- _What you are asked to do_: Word for word, quote all of the material, omitting the pictures.

- _Source material_:
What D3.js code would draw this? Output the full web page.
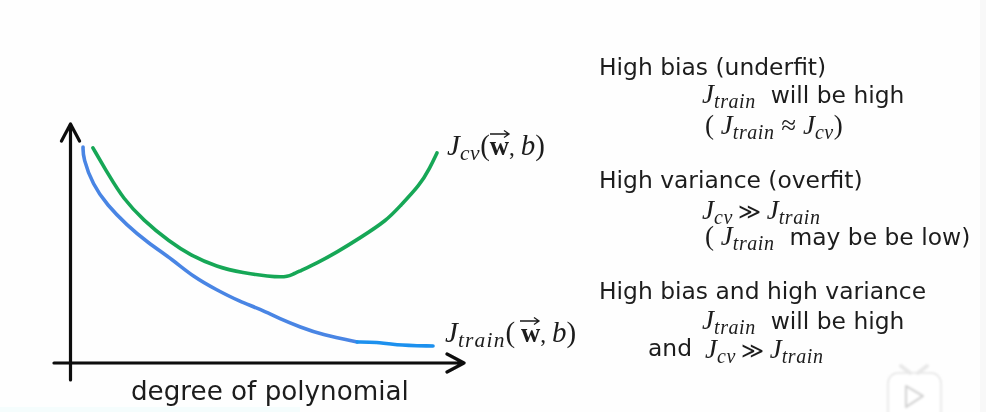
<!DOCTYPE html>
<html><head><meta charset="utf-8">
<script src="https://cdn.jsdelivr.net/npm/d3@7"></script>
<style>html,body{margin:0;padding:0;background:#fff}svg{display:block}</style>
</head><body><svg id="c" width="986" height="412"></svg>
<script>
// Series values (degree of polynomial 0-100, cost 0-100)
const cvDegree = [5.8,10.1,13.4,18.5,25.3,30.4,37.2,43.8,50.6,53.5,54.9,56.3,58.2,62.5,67.6,73.4,80.3,83.5,88.6,91.1,92.9];
const cvCost = [90,77.8,69,59.8,50.6,45.2,40.2,37.7,36.2,36.0,36.2,37.0,38.5,41.8,46.4,52.3,59.8,65.6,74.5,81.6,87.9];
const trainDegree = [3.3,3.3,5.8,9.4,14.4,19.5,26.1,31.1,37.2,43,48.1,53.2,58.2,64,72.7];
const trainCost = [90.4,85.8,74.5,66.1,57.7,50.6,43.1,36.2,30.5,25.7,22.6,18.4,15.1,11.7,8.8];
const trainTailDegree = [72.7,77.7,81.8,91.9];
const trainTailCost = [8.8,8.8,7.5,7.1];
const xLabel = "degree of polynomial";
const notes = ["High bias (underfit)","High variance (overfit)","High bias and high variance"];

const svg = d3.select("#c");
const defs = svg.append("defs");
defs.append("filter").attr("id","soft").append("feGaussianBlur").attr("stdDeviation",0.45);
defs.append("filter").attr("id","softer").append("feGaussianBlur").attr("stdDeviation",1);
svg.append("rect").attr("width",986).attr("height",412).attr("fill","#fefefe");
svg.append("rect").attr("x",980).attr("width",6).attr("height",412).attr("fill","#f8f8f8");
svg.append("rect").attr("y",407).attr("width",300).attr("height",5).attr("fill","#f5fdfd");
const root = svg.append("g").attr("filter","url(#soft)");

const x = d3.scaleLinear().domain([0,100]).range([70,465]);
const y = d3.scaleLinear().domain([0,100]).range([363,124]);
const line = d3.line().x(d=>x(d[0])).y(d=>y(d[1])).curve(d3.curveBasis);
const draw = (xs,ys,color)=>root.append("path").attr("d",line(d3.zip(xs,ys)))
  .attr("fill","none").attr("stroke",color).attr("stroke-width",3.6).attr("stroke-linecap","round").attr("stroke-linejoin","round");

// axes
const axisColor="#0c0c0c";
const axisStroke=(p)=>root.append("path").attr("d",p).attr("fill","none").attr("stroke",axisColor)
  .attr("stroke-width",3.2).attr("stroke-linecap","round").attr("stroke-linejoin","round");
axisStroke(`M${x(0)+.5},380V${y(100)+1}M${x(0)-8.5},141L${x(0)+.5},${y(100)}L${x(0)+9.5},141`);
axisStroke(`M54,${y(0)}H${x(100)-1}M${x(100)-18},354L${x(100)-1},${y(0)}L${x(100)-18},372`);

draw(trainDegree,trainCost,"#4a85e4");
draw(trainTailDegree,trainTailCost,"#1a90ee");
draw(cvDegree,cvCost,"#17a757");

const sans="'DejaVu Sans',sans-serif", serif="'Liberation Serif',serif";
const ink="#1c1c1c";
const bodySize=23.4;
function plain(px,py,t,size=bodySize){
  return root.append("text").attr("x",px).attr("y",py).attr("font-family",sans).attr("font-size",size).attr("fill",ink).text(t);
}
function math(px,py,parts,big=27,spacing=.6){
  const t=root.append("text").attr("x",px).attr("y",py).attr("fill",ink).attr("xml:space","preserve");
  let level=0;
  parts.forEach(([s,k])=>{
    const ts=t.append("tspan").text(s);
    const want=k==="sub"?5:0;
    ts.attr("dy",want-level); level=want;
    if(k==="J") ts.attr("font-family",serif).attr("font-style","italic").attr("font-size",big);
    if(k==="sub") ts.attr("font-family",serif).attr("font-style","italic").attr("font-size",big*0.74).attr("letter-spacing",spacing);
    if(k==="up") ts.attr("font-family",serif).attr("font-size",big);
    if(k==="op") ts.attr("font-family",serif).attr("font-size",big*.8);
    if(k==="w") ts.attr("font-family",serif).attr("font-weight","bold").attr("font-size",big*.92);
    if(k==="sans") ts.attr("font-family",sans).attr("font-size",bodySize);
  });
  return t;
}
function costLabel(px,py,sub,arrowX,gap,spacing){
  math(px,py,[["J","J"],[sub,"sub"],["(","up"],[gap,"op"],["w","w"],[", ","op"],["b","J"],[")","up"]],29,spacing);
  root.append("path").attr("d",`M${arrowX},${py-21}h19m-5,-3.5l5,3.5l-5,3.5`).attr("fill","none").attr("stroke",ink).attr("stroke-width",1.3);
}
costLabel(447,155,"cv",490,"",.6);
costLabel(445,342,"train",520," ",1.2);

plain(131,400,xLabel,26.2);

plain(599,75,notes[0]);
math(702,103,[["J","J"],["train","sub"],["  will be high","sans"]]);
math(705,134,[["( ","up"],["J","J"],["train","sub"],[" ≈ ","up"],["J","J"],["cv","sub"],[")","up"]]);
plain(599,188,notes[1]);
math(702,219,[["J","J"],["cv","sub"],[" ≫ ","op"],["J","J"],["train","sub"]]);
math(705,245,[["( ","up"],["J","J"],["train","sub"],["  may be be low)","sans"]]);
plain(599,299,notes[2]);
math(702,329,[["J","J"],["train","sub"],["  will be high","sans"]]);
plain(648,356,"and");
math(705,358,[["J","J"],["cv","sub"],[" ≫ ","op"],["J","J"],["train","sub"]]);

// video watermark
const wm=svg.append("g").attr("fill","none").attr("filter","url(#softer)");
wm.append("rect").attr("x",888).attr("y",373).attr("width",53).attr("height",50).attr("rx",10).attr("fill","#fff").attr("stroke","#e4e4e4").attr("stroke-width",1.5);
wm.append("path").attr("d","M901,366l9,7M927,366l-9,7").attr("stroke","#e8e8e8").attr("stroke-width",4).attr("stroke-linecap","round");
wm.append("path").attr("d","M906,386l17,10l-17,11z").attr("stroke","#d4d4d4").attr("stroke-width",2.2).attr("stroke-linejoin","round").attr("fill","#fff");
</script></body></html>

- _Output of the exercise_:
What D3.js code would draw this? Output the full web page.
<!DOCTYPE html>
<html><head><meta charset="utf-8">
<script src="https://cdn.jsdelivr.net/npm/d3@7"></script>
<style>html,body{margin:0;padding:0;background:#fff}svg{display:block}</style>
</head><body><svg id="c" width="986" height="412"></svg>
<script>
// Series values (degree of polynomial 0-100, cost 0-100)
const cvDegree = [5.8,10.1,13.4,18.5,25.3,30.4,37.2,43.8,50.6,53.5,54.9,56.3,58.2,62.5,67.6,73.4,80.3,83.5,88.6,91.1,92.9];
const cvCost = [90,77.8,69,59.8,50.6,45.2,40.2,37.7,36.2,36.0,36.2,37.0,38.5,41.8,46.4,52.3,59.8,65.6,74.5,81.6,87.9];
const trainDegree = [3.3,3.3,5.8,9.4,14.4,19.5,26.1,31.1,37.2,43,48.1,53.2,58.2,64,72.7];
const trainCost = [90.4,85.8,74.5,66.1,57.7,50.6,43.1,36.2,30.5,25.7,22.6,18.4,15.1,11.7,8.8];
const trainTailDegree = [72.7,77.7,81.8,91.9];
const trainTailCost = [8.8,8.8,7.5,7.1];
const xLabel = "degree of polynomial";
const notes = ["High bias (underfit)","High variance (overfit)","High bias and high variance"];

const svg = d3.select("#c");
const defs = svg.append("defs");
defs.append("filter").attr("id","soft").append("feGaussianBlur").attr("stdDeviation",0.45);
defs.append("filter").attr("id","softer").append("feGaussianBlur").attr("stdDeviation",1);
svg.append("rect").attr("width",986).attr("height",412).attr("fill","#fefefe");
svg.append("rect").attr("x",980).attr("width",6).attr("height",412).attr("fill","#f8f8f8");
svg.append("rect").attr("y",407).attr("width",300).attr("height",5).attr("fill","#f5fdfd");
const root = svg.append("g").attr("filter","url(#soft)");

const x = d3.scaleLinear().domain([0,100]).range([70,465]);
const y = d3.scaleLinear().domain([0,100]).range([363,124]);
const line = d3.line().x(d=>x(d[0])).y(d=>y(d[1])).curve(d3.curveBasis);
const draw = (xs,ys,color)=>root.append("path").attr("d",line(d3.zip(xs,ys)))
  .attr("fill","none").attr("stroke",color).attr("stroke-width",3.6).attr("stroke-linecap","round").attr("stroke-linejoin","round");

// axes
const axisColor="#0c0c0c";
const axisStroke=(p)=>root.append("path").attr("d",p).attr("fill","none").attr("stroke",axisColor)
  .attr("stroke-width",3.2).attr("stroke-linecap","round").attr("stroke-linejoin","round");
axisStroke(`M${x(0)+.5},380V${y(100)+1}M${x(0)-8.5},141L${x(0)+.5},${y(100)}L${x(0)+9.5},141`);
axisStroke(`M54,${y(0)}H${x(100)-1}M${x(100)-18},354L${x(100)-1},${y(0)}L${x(100)-18},372`);

draw(trainDegree,trainCost,"#4a85e4");
draw(trainTailDegree,trainTailCost,"#1a90ee");
draw(cvDegree,cvCost,"#17a757");

const sans="'DejaVu Sans',sans-serif", serif="'Liberation Serif',serif";
const ink="#1c1c1c";
const bodySize=23.4;
function plain(px,py,t,size=bodySize){
  return root.append("text").attr("x",px).attr("y",py).attr("font-family",sans).attr("font-size",size).attr("fill",ink).text(t);
}
function math(px,py,parts,big=27,spacing=.6){
  const t=root.append("text").attr("x",px).attr("y",py).attr("fill",ink).attr("xml:space","preserve");
  let level=0;
  parts.forEach(([s,k])=>{
    const ts=t.append("tspan").text(s);
    const want=k==="sub"?5:0;
    ts.attr("dy",want-level); level=want;
    if(k==="J") ts.attr("font-family",serif).attr("font-style","italic").attr("font-size",big);
    if(k==="sub") ts.attr("font-family",serif).attr("font-style","italic").attr("font-size",big*0.74).attr("letter-spacing",spacing);
    if(k==="up") ts.attr("font-family",serif).attr("font-size",big);
    if(k==="op") ts.attr("font-family",serif).attr("font-size",big*.8);
    if(k==="w") ts.attr("font-family",serif).attr("font-weight","bold").attr("font-size",big*.92);
    if(k==="sans") ts.attr("font-family",sans).attr("font-size",bodySize);
  });
  return t;
}
function costLabel(px,py,sub,arrowX,gap,spacing){
  math(px,py,[["J","J"],[sub,"sub"],["(","up"],[gap,"op"],["w","w"],[", ","op"],["b","J"],[")","up"]],29,spacing);
  root.append("path").attr("d",`M${arrowX},${py-21}h19m-5,-3.5l5,3.5l-5,3.5`).attr("fill","none").attr("stroke",ink).attr("stroke-width",1.3);
}
costLabel(447,155,"cv",490,"",.6);
costLabel(445,342,"train",520," ",1.2);

plain(131,400,xLabel,26.2);

plain(599,75,notes[0]);
math(702,103,[["J","J"],["train","sub"],["  will be high","sans"]]);
math(705,134,[["( ","up"],["J","J"],["train","sub"],[" ≈ ","up"],["J","J"],["cv","sub"],[")","up"]]);
plain(599,188,notes[1]);
math(702,219,[["J","J"],["cv","sub"],[" ≫ ","op"],["J","J"],["train","sub"]]);
math(705,245,[["( ","up"],["J","J"],["train","sub"],["  may be be low)","sans"]]);
plain(599,299,notes[2]);
math(702,329,[["J","J"],["train","sub"],["  will be high","sans"]]);
plain(648,356,"and");
math(705,358,[["J","J"],["cv","sub"],[" ≫ ","op"],["J","J"],["train","sub"]]);

// video watermark
const wm=svg.append("g").attr("fill","none").attr("filter","url(#softer)");
wm.append("rect").attr("x",888).attr("y",373).attr("width",53).attr("height",50).attr("rx",10).attr("fill","#fff").attr("stroke","#e4e4e4").attr("stroke-width",1.5);
wm.append("path").attr("d","M901,366l9,7M927,366l-9,7").attr("stroke","#e8e8e8").attr("stroke-width",4).attr("stroke-linecap","round");
wm.append("path").attr("d","M906,386l17,10l-17,11z").attr("stroke","#d4d4d4").attr("stroke-width",2.2).attr("stroke-linejoin","round").attr("fill","#fff");
</script></body></html>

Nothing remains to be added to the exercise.